* Supplied material
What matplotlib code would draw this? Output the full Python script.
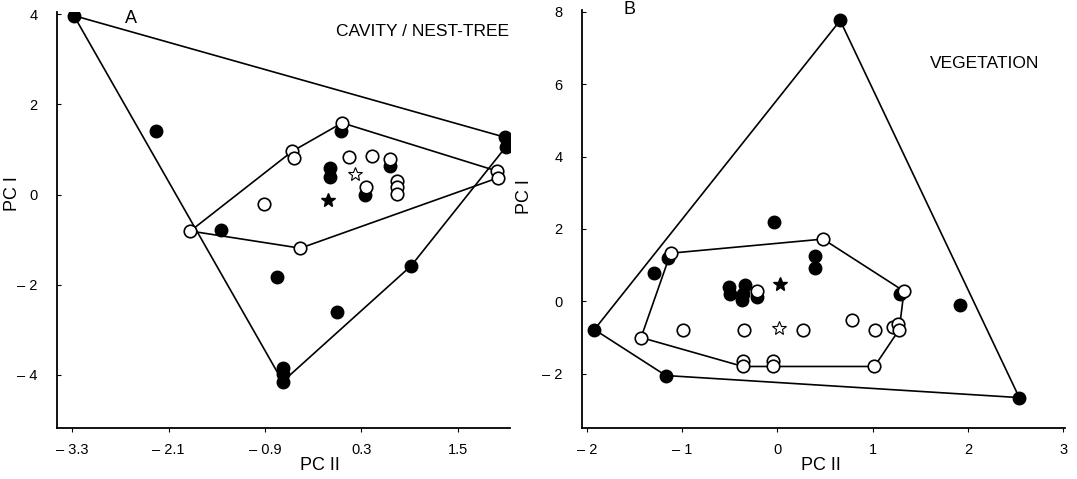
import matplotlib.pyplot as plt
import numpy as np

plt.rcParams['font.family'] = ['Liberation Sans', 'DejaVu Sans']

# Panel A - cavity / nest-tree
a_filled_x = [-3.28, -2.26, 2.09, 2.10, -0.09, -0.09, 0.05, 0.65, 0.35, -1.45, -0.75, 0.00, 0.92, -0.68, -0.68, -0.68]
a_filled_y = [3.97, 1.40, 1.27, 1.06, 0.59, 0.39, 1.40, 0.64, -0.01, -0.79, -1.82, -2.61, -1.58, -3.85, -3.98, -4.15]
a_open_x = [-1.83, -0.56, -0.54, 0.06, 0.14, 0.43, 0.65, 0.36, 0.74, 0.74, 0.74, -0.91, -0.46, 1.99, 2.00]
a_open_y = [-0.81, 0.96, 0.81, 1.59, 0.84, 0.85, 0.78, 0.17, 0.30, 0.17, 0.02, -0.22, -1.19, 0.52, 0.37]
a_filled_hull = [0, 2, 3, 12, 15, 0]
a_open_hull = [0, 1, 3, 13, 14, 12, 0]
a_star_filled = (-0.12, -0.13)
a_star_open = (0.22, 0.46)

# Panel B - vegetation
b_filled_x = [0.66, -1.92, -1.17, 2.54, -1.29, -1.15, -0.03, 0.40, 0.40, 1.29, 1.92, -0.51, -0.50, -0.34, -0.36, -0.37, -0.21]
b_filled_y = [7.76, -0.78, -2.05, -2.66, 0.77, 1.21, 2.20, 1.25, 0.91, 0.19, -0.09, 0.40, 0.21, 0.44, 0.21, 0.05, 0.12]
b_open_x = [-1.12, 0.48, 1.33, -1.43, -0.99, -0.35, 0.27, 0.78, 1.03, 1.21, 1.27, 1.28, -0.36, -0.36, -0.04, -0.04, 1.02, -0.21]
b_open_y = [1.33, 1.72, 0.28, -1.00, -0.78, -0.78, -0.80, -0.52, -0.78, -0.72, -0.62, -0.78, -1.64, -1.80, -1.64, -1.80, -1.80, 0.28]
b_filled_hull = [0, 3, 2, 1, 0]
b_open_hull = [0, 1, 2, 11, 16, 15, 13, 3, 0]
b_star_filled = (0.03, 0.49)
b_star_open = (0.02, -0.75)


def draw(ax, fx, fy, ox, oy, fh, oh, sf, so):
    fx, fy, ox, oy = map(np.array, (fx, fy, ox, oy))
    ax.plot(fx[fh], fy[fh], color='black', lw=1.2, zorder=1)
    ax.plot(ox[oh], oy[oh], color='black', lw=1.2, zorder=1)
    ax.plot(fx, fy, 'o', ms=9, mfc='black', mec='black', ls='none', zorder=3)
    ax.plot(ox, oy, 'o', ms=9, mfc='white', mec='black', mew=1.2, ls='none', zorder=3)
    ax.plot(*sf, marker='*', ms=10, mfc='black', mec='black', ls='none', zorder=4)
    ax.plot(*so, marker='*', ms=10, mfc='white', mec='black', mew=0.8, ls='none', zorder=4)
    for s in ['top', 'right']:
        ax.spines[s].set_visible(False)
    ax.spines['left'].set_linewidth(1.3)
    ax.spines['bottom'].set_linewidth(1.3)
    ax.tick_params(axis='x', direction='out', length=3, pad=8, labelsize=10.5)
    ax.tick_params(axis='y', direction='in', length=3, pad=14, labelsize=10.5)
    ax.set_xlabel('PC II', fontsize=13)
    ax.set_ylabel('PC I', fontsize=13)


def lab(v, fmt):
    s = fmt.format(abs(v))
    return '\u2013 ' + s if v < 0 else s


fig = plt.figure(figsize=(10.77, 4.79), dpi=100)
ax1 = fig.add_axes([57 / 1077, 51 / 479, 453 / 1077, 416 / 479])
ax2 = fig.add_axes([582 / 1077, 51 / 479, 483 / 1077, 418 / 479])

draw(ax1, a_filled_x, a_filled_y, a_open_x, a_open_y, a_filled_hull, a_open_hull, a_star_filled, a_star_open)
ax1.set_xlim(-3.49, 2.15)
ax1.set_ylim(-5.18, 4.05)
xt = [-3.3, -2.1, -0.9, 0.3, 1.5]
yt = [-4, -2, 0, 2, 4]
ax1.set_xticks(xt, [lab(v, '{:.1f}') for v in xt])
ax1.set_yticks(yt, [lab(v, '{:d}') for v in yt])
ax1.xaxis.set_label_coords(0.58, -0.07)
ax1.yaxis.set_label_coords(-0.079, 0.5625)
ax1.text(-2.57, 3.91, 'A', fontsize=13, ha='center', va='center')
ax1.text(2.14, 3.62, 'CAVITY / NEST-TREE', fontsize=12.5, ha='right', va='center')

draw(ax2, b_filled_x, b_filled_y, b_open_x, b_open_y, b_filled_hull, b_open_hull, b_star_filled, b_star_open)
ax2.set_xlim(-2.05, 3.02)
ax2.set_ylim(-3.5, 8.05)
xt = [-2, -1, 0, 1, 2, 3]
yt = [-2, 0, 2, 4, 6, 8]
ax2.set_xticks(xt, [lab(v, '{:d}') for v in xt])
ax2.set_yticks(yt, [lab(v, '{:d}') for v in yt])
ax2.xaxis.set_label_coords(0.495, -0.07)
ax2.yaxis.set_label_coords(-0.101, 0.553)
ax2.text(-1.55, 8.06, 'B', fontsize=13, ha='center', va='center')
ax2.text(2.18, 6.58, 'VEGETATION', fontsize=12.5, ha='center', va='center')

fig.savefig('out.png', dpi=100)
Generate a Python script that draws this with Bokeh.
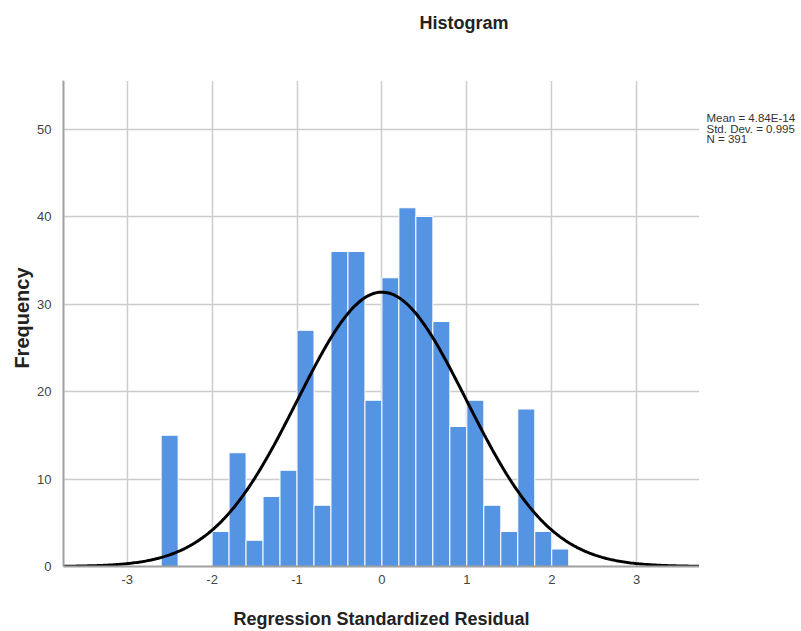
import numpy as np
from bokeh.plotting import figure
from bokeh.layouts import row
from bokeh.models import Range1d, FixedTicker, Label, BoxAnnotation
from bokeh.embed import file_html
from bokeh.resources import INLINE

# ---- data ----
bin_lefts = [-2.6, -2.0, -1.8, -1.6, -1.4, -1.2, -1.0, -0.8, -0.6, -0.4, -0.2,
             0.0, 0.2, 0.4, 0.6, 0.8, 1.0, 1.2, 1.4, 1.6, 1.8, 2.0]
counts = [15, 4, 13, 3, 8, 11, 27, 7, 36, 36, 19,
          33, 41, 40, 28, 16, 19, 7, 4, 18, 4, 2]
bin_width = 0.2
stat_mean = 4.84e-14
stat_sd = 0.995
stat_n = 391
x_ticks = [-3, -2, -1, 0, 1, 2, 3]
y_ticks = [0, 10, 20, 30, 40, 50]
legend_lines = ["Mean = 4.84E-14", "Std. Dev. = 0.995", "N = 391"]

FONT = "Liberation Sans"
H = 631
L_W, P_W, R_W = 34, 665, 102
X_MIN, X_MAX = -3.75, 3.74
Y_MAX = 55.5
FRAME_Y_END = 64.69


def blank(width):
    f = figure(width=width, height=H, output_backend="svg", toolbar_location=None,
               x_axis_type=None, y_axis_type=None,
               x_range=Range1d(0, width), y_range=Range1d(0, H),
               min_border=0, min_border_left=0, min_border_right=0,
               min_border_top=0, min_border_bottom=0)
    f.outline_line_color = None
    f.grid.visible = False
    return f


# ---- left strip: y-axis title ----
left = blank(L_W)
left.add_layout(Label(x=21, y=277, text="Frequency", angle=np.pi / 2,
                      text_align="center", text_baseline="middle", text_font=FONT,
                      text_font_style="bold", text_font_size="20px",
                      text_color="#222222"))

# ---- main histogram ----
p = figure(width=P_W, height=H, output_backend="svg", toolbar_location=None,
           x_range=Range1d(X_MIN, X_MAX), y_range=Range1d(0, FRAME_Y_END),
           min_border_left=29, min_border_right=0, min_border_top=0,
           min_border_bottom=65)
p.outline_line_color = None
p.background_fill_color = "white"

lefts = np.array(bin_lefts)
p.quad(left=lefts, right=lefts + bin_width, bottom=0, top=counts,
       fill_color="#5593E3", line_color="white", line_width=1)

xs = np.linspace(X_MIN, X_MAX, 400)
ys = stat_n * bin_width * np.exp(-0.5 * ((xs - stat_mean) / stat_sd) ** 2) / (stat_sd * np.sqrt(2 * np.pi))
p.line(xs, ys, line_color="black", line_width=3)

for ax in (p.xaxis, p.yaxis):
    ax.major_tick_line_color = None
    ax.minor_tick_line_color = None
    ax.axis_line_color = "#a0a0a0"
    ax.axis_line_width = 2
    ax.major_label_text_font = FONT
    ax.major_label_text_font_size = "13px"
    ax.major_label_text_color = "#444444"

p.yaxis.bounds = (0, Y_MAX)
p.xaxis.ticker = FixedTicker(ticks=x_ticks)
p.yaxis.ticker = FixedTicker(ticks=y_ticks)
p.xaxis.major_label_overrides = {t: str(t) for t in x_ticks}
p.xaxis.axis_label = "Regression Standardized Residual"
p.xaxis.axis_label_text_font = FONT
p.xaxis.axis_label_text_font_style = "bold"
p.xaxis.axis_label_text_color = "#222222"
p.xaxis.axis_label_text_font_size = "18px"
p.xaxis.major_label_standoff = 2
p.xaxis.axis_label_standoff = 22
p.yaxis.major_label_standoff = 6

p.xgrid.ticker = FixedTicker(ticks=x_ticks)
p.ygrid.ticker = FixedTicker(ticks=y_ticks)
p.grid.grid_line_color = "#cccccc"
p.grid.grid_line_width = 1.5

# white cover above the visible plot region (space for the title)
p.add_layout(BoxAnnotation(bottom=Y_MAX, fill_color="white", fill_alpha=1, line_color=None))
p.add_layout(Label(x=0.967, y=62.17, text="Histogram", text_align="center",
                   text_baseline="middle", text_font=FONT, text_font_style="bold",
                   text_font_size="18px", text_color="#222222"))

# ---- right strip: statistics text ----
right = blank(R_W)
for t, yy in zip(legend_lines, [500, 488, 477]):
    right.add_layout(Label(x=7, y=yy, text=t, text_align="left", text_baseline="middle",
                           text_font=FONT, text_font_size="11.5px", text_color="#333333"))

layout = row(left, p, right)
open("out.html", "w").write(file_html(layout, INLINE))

* Job
The material above holds pictures; leave them out. Repeat exactly the lines from the one containing "Generate a Python" through the one containing "from bokeh.resources import INLINE", and nothing else.

* Exercise result
Generate a Python script that draws this with Bokeh.
import numpy as np
from bokeh.plotting import figure
from bokeh.layouts import row
from bokeh.models import Range1d, FixedTicker, Label, BoxAnnotation
from bokeh.embed import file_html
from bokeh.resources import INLINE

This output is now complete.